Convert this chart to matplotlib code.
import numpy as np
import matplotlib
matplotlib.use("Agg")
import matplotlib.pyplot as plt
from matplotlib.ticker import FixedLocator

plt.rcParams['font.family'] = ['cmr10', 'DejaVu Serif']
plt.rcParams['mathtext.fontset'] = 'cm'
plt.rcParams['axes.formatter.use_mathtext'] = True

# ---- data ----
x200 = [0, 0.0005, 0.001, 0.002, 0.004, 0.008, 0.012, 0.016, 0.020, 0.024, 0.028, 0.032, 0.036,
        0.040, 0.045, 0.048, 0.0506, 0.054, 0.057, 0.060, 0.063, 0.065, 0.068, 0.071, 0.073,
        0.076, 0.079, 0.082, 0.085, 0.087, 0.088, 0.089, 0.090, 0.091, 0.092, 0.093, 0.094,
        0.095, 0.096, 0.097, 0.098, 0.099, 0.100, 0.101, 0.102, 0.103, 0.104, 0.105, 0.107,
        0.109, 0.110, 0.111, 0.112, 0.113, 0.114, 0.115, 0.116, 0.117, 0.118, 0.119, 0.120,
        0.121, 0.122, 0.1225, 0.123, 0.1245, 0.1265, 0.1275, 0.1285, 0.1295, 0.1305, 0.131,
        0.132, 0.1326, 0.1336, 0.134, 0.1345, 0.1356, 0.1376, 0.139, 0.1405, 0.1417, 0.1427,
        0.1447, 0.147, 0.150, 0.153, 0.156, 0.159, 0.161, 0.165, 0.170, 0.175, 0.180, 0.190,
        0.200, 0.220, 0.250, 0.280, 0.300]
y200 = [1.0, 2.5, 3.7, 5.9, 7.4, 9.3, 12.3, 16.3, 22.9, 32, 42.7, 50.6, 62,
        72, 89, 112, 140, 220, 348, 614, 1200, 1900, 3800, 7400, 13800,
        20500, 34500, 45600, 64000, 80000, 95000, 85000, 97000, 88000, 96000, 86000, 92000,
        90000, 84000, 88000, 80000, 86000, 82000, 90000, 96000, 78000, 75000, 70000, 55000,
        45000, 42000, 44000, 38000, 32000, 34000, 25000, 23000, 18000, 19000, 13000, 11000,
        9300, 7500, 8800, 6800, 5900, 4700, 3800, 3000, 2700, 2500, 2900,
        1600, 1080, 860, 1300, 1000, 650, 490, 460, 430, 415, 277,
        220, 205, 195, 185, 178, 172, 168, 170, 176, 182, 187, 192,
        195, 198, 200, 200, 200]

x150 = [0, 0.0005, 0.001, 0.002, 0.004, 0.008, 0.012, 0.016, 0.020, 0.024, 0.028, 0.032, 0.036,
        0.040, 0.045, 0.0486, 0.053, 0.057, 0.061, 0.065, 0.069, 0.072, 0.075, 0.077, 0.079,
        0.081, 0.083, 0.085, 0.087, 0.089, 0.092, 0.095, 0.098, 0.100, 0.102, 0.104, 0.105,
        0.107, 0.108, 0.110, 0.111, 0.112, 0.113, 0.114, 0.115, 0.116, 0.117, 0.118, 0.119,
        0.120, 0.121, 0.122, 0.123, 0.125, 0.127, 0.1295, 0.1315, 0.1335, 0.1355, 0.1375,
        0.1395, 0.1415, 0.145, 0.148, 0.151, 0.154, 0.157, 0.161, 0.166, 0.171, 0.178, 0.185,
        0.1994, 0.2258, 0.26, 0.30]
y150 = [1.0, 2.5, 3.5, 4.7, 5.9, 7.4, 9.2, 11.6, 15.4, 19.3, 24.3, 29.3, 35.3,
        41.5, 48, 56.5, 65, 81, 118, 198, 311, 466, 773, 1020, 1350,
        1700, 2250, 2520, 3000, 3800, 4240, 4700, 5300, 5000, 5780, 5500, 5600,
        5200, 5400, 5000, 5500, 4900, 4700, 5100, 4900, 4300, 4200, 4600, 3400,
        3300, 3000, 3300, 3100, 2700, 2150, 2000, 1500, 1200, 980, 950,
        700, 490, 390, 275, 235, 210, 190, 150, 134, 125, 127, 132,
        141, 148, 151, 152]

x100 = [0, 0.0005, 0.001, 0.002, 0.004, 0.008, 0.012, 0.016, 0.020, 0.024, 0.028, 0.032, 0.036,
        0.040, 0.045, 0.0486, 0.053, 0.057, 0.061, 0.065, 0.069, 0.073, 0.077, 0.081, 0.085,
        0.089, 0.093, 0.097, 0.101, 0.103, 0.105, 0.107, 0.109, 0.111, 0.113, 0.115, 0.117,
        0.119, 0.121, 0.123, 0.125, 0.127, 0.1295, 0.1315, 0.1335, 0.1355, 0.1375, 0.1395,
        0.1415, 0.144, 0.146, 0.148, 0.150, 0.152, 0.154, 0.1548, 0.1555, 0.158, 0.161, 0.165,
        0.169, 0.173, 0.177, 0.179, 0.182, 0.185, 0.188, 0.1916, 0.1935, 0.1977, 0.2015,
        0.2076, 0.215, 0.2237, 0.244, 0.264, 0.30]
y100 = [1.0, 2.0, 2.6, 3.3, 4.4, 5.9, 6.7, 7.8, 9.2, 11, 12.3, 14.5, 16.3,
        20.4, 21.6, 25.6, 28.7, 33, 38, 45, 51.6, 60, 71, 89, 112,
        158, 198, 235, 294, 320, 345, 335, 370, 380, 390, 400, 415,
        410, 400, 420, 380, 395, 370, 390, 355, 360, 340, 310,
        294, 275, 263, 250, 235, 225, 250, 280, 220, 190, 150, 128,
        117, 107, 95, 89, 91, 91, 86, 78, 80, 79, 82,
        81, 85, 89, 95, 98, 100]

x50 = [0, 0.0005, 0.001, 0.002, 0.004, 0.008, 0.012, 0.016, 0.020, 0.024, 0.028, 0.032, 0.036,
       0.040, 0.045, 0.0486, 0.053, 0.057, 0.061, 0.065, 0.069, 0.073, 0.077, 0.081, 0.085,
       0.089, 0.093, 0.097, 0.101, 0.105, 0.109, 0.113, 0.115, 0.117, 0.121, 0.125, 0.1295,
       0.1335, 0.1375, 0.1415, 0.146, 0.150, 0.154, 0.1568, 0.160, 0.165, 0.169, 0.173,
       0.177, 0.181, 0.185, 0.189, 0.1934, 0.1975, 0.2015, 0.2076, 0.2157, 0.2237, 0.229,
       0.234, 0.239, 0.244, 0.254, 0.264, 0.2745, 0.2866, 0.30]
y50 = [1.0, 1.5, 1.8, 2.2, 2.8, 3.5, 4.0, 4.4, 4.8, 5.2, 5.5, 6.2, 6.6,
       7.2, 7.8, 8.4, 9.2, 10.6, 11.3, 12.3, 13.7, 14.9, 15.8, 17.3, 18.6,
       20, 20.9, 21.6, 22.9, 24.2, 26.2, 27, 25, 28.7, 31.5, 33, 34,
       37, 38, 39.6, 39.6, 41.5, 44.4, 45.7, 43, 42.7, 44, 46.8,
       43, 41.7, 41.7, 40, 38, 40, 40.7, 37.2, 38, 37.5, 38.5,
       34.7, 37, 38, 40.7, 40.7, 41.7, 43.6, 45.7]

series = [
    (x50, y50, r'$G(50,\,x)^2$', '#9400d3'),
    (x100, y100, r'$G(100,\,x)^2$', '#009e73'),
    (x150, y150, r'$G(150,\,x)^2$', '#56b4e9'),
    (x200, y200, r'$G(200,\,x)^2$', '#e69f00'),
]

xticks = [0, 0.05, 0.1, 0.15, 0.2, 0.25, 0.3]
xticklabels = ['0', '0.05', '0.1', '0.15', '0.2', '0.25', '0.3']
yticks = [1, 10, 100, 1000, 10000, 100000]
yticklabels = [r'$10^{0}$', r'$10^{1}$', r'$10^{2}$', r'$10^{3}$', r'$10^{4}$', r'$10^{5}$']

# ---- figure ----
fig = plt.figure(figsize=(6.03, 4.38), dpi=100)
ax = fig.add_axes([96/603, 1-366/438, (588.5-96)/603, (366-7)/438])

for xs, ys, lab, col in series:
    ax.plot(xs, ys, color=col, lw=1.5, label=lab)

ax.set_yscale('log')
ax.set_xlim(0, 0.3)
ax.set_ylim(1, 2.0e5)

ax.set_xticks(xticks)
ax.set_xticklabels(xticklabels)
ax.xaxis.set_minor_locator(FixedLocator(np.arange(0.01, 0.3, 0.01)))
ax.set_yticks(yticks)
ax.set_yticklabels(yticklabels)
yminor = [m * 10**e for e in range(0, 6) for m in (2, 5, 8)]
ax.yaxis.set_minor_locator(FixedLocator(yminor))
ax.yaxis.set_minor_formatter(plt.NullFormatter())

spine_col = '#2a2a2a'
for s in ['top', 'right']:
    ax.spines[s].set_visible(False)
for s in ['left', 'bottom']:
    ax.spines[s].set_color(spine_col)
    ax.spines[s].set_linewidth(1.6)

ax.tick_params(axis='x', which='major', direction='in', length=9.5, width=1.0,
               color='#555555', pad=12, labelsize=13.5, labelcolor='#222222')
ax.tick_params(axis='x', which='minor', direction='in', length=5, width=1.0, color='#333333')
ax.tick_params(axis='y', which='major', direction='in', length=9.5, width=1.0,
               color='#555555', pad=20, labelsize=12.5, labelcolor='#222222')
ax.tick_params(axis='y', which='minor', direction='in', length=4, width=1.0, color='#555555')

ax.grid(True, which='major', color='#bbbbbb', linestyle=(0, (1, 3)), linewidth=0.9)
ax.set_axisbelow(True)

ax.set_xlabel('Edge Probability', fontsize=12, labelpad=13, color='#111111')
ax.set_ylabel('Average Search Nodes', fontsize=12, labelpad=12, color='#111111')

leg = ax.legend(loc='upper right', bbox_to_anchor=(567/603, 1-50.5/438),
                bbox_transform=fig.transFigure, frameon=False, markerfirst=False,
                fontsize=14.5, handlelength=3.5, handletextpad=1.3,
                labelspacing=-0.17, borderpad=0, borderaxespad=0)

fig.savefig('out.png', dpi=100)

- [What is needed] Write out the listing's lines exactly, from its first line through the line that contains "plt.rcParams['axes.formatter.use_mathtext'] = True", and stop there.

- [Answer for this exercise]
Convert this chart to matplotlib code.
import numpy as np
import matplotlib
matplotlib.use("Agg")
import matplotlib.pyplot as plt
from matplotlib.ticker import FixedLocator

plt.rcParams['font.family'] = ['cmr10', 'DejaVu Serif']
plt.rcParams['mathtext.fontset'] = 'cm'
plt.rcParams['axes.formatter.use_mathtext'] = True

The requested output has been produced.